Permaculture and anarcho-primitivism have some important things in common. Both consider conventional modern agriculture to be harmful, and seek a new relationship between humans our food – one that works in harmony with the natural world rather than attempting to dominate it. The godfather of permaculture - Bill Mollison – drew on indigenous practices, rather than inventing something entirely new. Permaculture does away with all the neat domestic vegetable beds, and monocultures of crops. It creates wild-looking spaces with their own mini-ecosystems designed to produce ‘abundance’, which is then harvested in a more foraging-like way than traditional crops. A lot of the initial work involves observing the land and then working with it, rather than imposing upon it. Permaculture is a whole system, from sacrificial crops to keep the birds happy, who will also eat the pests, to companion plants that bring up nutrients from deep underground or suck nitrogen from the air.

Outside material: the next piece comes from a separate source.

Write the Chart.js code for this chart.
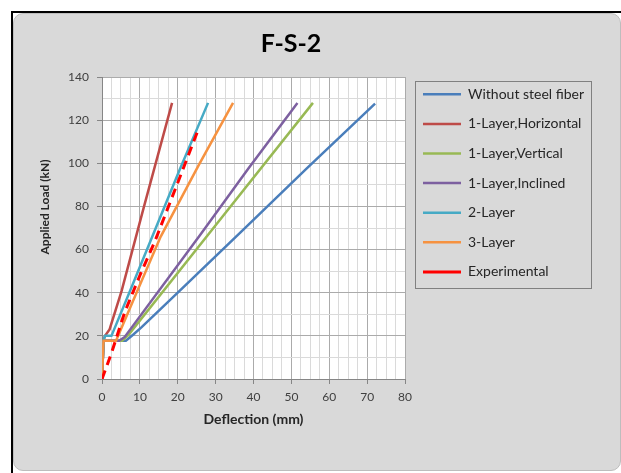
<!DOCTYPE html>
<html lang="en">
  <head>
    <meta charset="UTF-8" />
    <title>F-S-2 Load-Deflection</title>
    <script src="https://cdn.jsdelivr.net/npm/chart.js"></script>
    <style>
      body {
        margin: 0;
        background: #fff;
      }
      .frame {
        position: absolute;
        left: 11px;
        top: 11px;
        width: 620px;
        height: 470px;
        border-left: 2px solid #000;
        border-top: 2px solid #000;
      }
      .panel {
        position: absolute;
        left: 13px;
        top: 13px;
        width: 606px;
        height: 456px;
        background: #d9d9d9;
        border: 1px solid #bdbdbd;
        border-radius: 10px;
      }
      #chart {
        position: absolute;
        left: 0;
        top: 0;
      }
    </style>
  </head>
  <body>
    <div class="frame"></div>
    <div class="panel"></div>
    <canvas id="chart" width="621" height="473"></canvas>

    <script>
      // Chart text
      const chartTitle = "F-S-2";
      const xAxisTitle = "Deflection (mm)";
      // leading en-spaces nudge the label up the axis like the original
      const yAxisTitle = "\u2002\u2002\u2002\u2002\u2002\u2002\u2002Applied Load (kN)";

      // Axis ranges: labelled every 10 / 20, light grid every 2.5 / 10
      const xRange = [0, 80];
      const yRange = [0, 140];
      const xMinorStep = 2.5, xMajorStep = 10;
      const yMinorStep = 10, yMajorStep = 20;

      const seriesNames = [
        "Without steel fiber",
        "1-Layer,Horizontal",
        "1-Layer,Vertical",
        "1-Layer,Inclined",
        "2-Layer",
        "3-Layer",
        "Experimental"
      ];
      const seriesColors = ["#4a7ebb", "#be4b48", "#98b954", "#7d60a0", "#46aac5", "#f69240", "#ff0000"];

      // Deflection (mm) / load (kN)
      const withoutFiberX = [0, 0.4, 6.3, 8.2, 10.4, 20, 36.5, 54, 72.1];
      const withoutFiberY = [0, 17.7, 17.7, 20.5, 23.9, 40, 67.9, 97.5, 127.7];

      const horizontalX = [0, 0.4, 0.8, 2.0, 5.2, 11.1, 18.5];
      const horizontalY = [0, 18, 20, 23, 41, 80, 128];

      const verticalX = [0, 0.4, 5.3, 7.0, 30.0, 55.7];
      const verticalY = [0, 17.7, 17.7, 20.5, 71.3, 128];

      const inclinedX = [0, 0.4, 4.5, 6.0, 26.0, 38.6, 51.6];
      const inclinedY = [0, 17.7, 17.7, 19.5, 67, 97.5, 128];

      const twoLayerX = [0, 0.4, 0.8, 2.5, 7.2, 13.5, 20.5, 28.0];
      const twoLayerY = [0, 18, 20, 20, 40, 67, 97, 128];

      const threeLayerX = [0, 0.4, 3.7, 9.6, 15.5, 25.5, 34.6];
      const threeLayerY = [0, 17.7, 17.7, 42, 66, 99, 128];

      const experimentalX = [0, 2.5, 6.0, 10.0, 14.0, 20.0, 25.5];
      const experimentalY = [0, 12, 31, 48, 64, 91, 116];

      const seriesX = [withoutFiberX, horizontalX, verticalX, inclinedX, twoLayerX, threeLayerX, experimentalX];
      const seriesY = [withoutFiberY, horizontalY, verticalY, inclinedY, twoLayerY, threeLayerY, experimentalY];

      const fontFamily = "Lato, 'Open Sans', sans-serif";
      const majorGrid = "#ababab";
      const minorGrid = "#dadada";
      const axisColor = "#868686";

      // Build datasets; later series are drawn on top, as in the original
      const datasets = seriesNames.map((name, i) => ({
        label: name,
        data: seriesX[i].map((x, j) => ({ x: x, y: seriesY[i][j] })),
        borderColor: seriesColors[i],
        backgroundColor: seriesColors[i],
        borderWidth: name === "Experimental" ? 3 : 2.5,
        borderDash: name === "Experimental" ? [9, 6] : [],
        showLine: true,
        pointRadius: 0,
        tension: 0,
        order: seriesNames.length - i
      }));

      // White plotting area
      const plotBackground = {
        id: "plotBackground",
        beforeDraw(chart) {
          const { ctx, chartArea } = chart;
          ctx.save();
          ctx.fillStyle = "#fff";
          ctx.fillRect(chartArea.left, chartArea.top, chartArea.right - chartArea.left, chartArea.bottom - chartArea.top);
          ctx.restore();
        }
      };

      // Title sits centred on the panel, not over the canvas
      const panelTitle = {
        id: "panelTitle",
        afterDraw(chart) {
          const ctx = chart.ctx;
          ctx.save();
          ctx.font = "bold 25px " + fontFamily;
          ctx.fillStyle = "#000";
          ctx.textAlign = "center";
          ctx.textBaseline = "middle";
          ctx.fillText(chartTitle, 291, 44);
          ctx.restore();
        }
      };

      // Move the legend a little and put a frame round it
      const legendFrame = {
        id: "legendFrame",
        afterLayout(chart) {
          chart.legend.left = chart.chartArea.right + 2.4;
          chart.legend.top = chart.chartArea.top - 5.3;
        },
        afterDraw(chart) {
          const boxes = chart.legend.legendHitBoxes;
          if (!boxes || !boxes.length) return;
          const first = boxes[0];
          const last = boxes[boxes.length - 1];
          const left = first.left - 8;
          const right = Math.max(...boxes.map(b => b.left + b.width)) + 7;
          const top = first.top - 6.3;
          const bottom = last.top + last.height + 9;
          const ctx = chart.ctx;
          ctx.save();
          ctx.strokeStyle = "#808080";
          ctx.lineWidth = 1;
          ctx.strokeRect(Math.round(left) + 0.5, Math.round(top) + 0.5, Math.round(right - left), Math.round(bottom - top));
          ctx.restore();
        }
      };

      const ctx = document.getElementById("chart").getContext("2d");
      new Chart(ctx, {
        type: "scatter",
        data: { datasets: datasets },
        options: {
          responsive: false,
          animation: false,
          devicePixelRatio: 1,
          layout: { padding: { left: 34, top: 77, right: 36, bottom: 41 } },
          plugins: {
            title: { display: false },
            tooltip: { enabled: false },
            legend: {
              position: "right",
              align: "start",
              maxWidth: 180,
              labels: {
                usePointStyle: true,
                pointStyle: "line",
                pointStyleWidth: 38,
                padding: 15.6,
                color: "#262626",
                font: { family: fontFamily, size: 14 },
                sort: (a, b) => a.datasetIndex - b.datasetIndex
              }
            }
          },
          scales: {
            x: {
              type: "linear",
              min: xRange[0],
              max: xRange[1],
              afterFit: (scale) => { scale.height = 53; },
              ticks: {
                stepSize: xMinorStep,
                autoSkip: false,
                maxRotation: 0,
                padding: 6,
                color: "#404040",
                font: { family: fontFamily, size: 12 },
                callback: (v) => (v % xMajorStep === 0 ? v : "")
              },
              grid: {
                tickLength: 5,
                color: (c) => (c.tick && c.tick.value % xMajorStep === 0 ? majorGrid : minorGrid),
                tickColor: (c) => (c.tick && c.tick.value % xMajorStep === 0 ? axisColor : "rgba(0,0,0,0)")
              },
              border: { color: axisColor, width: 1 },
              title: {
                display: true,
                text: xAxisTitle,
                color: "#262626",
                padding: { top: 4, bottom: 4 },
                font: { family: fontFamily, size: 14, weight: "bold" }
              }
            },
            y: {
              type: "linear",
              min: yRange[0],
              max: yRange[1],
              afterFit: (scale) => { scale.width = 68; },
              ticks: {
                stepSize: yMinorStep,
                autoSkip: false,
                padding: 8,
                color: "#404040",
                font: { family: fontFamily, size: 12 },
                callback: (v) => (v % yMajorStep === 0 ? v : "")
              },
              grid: {
                tickLength: 5,
                color: (c) => (c.tick && c.tick.value % yMajorStep === 0 ? majorGrid : minorGrid),
                tickColor: (c) => (c.tick && c.tick.value % yMajorStep === 0 ? axisColor : "rgba(0,0,0,0)")
              },
              border: { color: axisColor, width: 1 },
              title: {
                display: true,
                text: yAxisTitle,
                color: "#262626",
                padding: { top: 4, bottom: 4 },
                font: { family: fontFamily, size: 12, weight: "bold" }
              }
            }
          }
        },
        plugins: [plotBackground, panelTitle, legendFrame]
      });
    </script>
  </body>
</html>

It also includes animals for pest control (ducks for slugs, chickens for grubs) and manure.
But permaculture goes way beyond food production. It is intended to replace agriculture, not just as a set of procedures, but as a way of life, just as agriculture replaced the hunter-gathering way of life. It is about people and planet, and because of that it has run into serious difficulties.
The three equal principles of permaculture, as they were originally stated:
Care of the earth
Care of people
Setting limits to population and consumption
The first two are relatively unproblematic, but the third principle has been relentlessly attacked by people who want to water it down or replace it entirely with a principle about fairness. Worthy though the goal of fairness may be in terms of human rights and justice, incorporating it into permaculture in place of limiting growth fatally undermines the whole project. Firstly it renders permaculture incapable of delivering sustainability/permanence, by removing the essential recognition of limits to growth. Secondly, it appears to demand permaculturists embrace something like socialism at every level, including globally. I am sympathetic to socialism, but the limits to growth are more fundamental than any ideological, political or economic system. Our politics must adapt to them, not the other way around. And can we realistically or ethically demand people prioritise equally the well-being of 8 billion other humans when their own survival is threatened?
If we are ever going to build a sustainable human society, then we must learn from the worst mistakes of the past. To reject the principle of limits to population and consumption is to repeat those mistakes. Though it is presented as a claim to the humanitarian moral high ground, it looks very much like a refusal to accept the social, economic and political consequences of acknowledging an unwanted but inescapable truth: either we choose to set, and abide by, realistic limits to population and consumption, or limits will be imposed on us by the rest of the ecosystem whether we like it or not.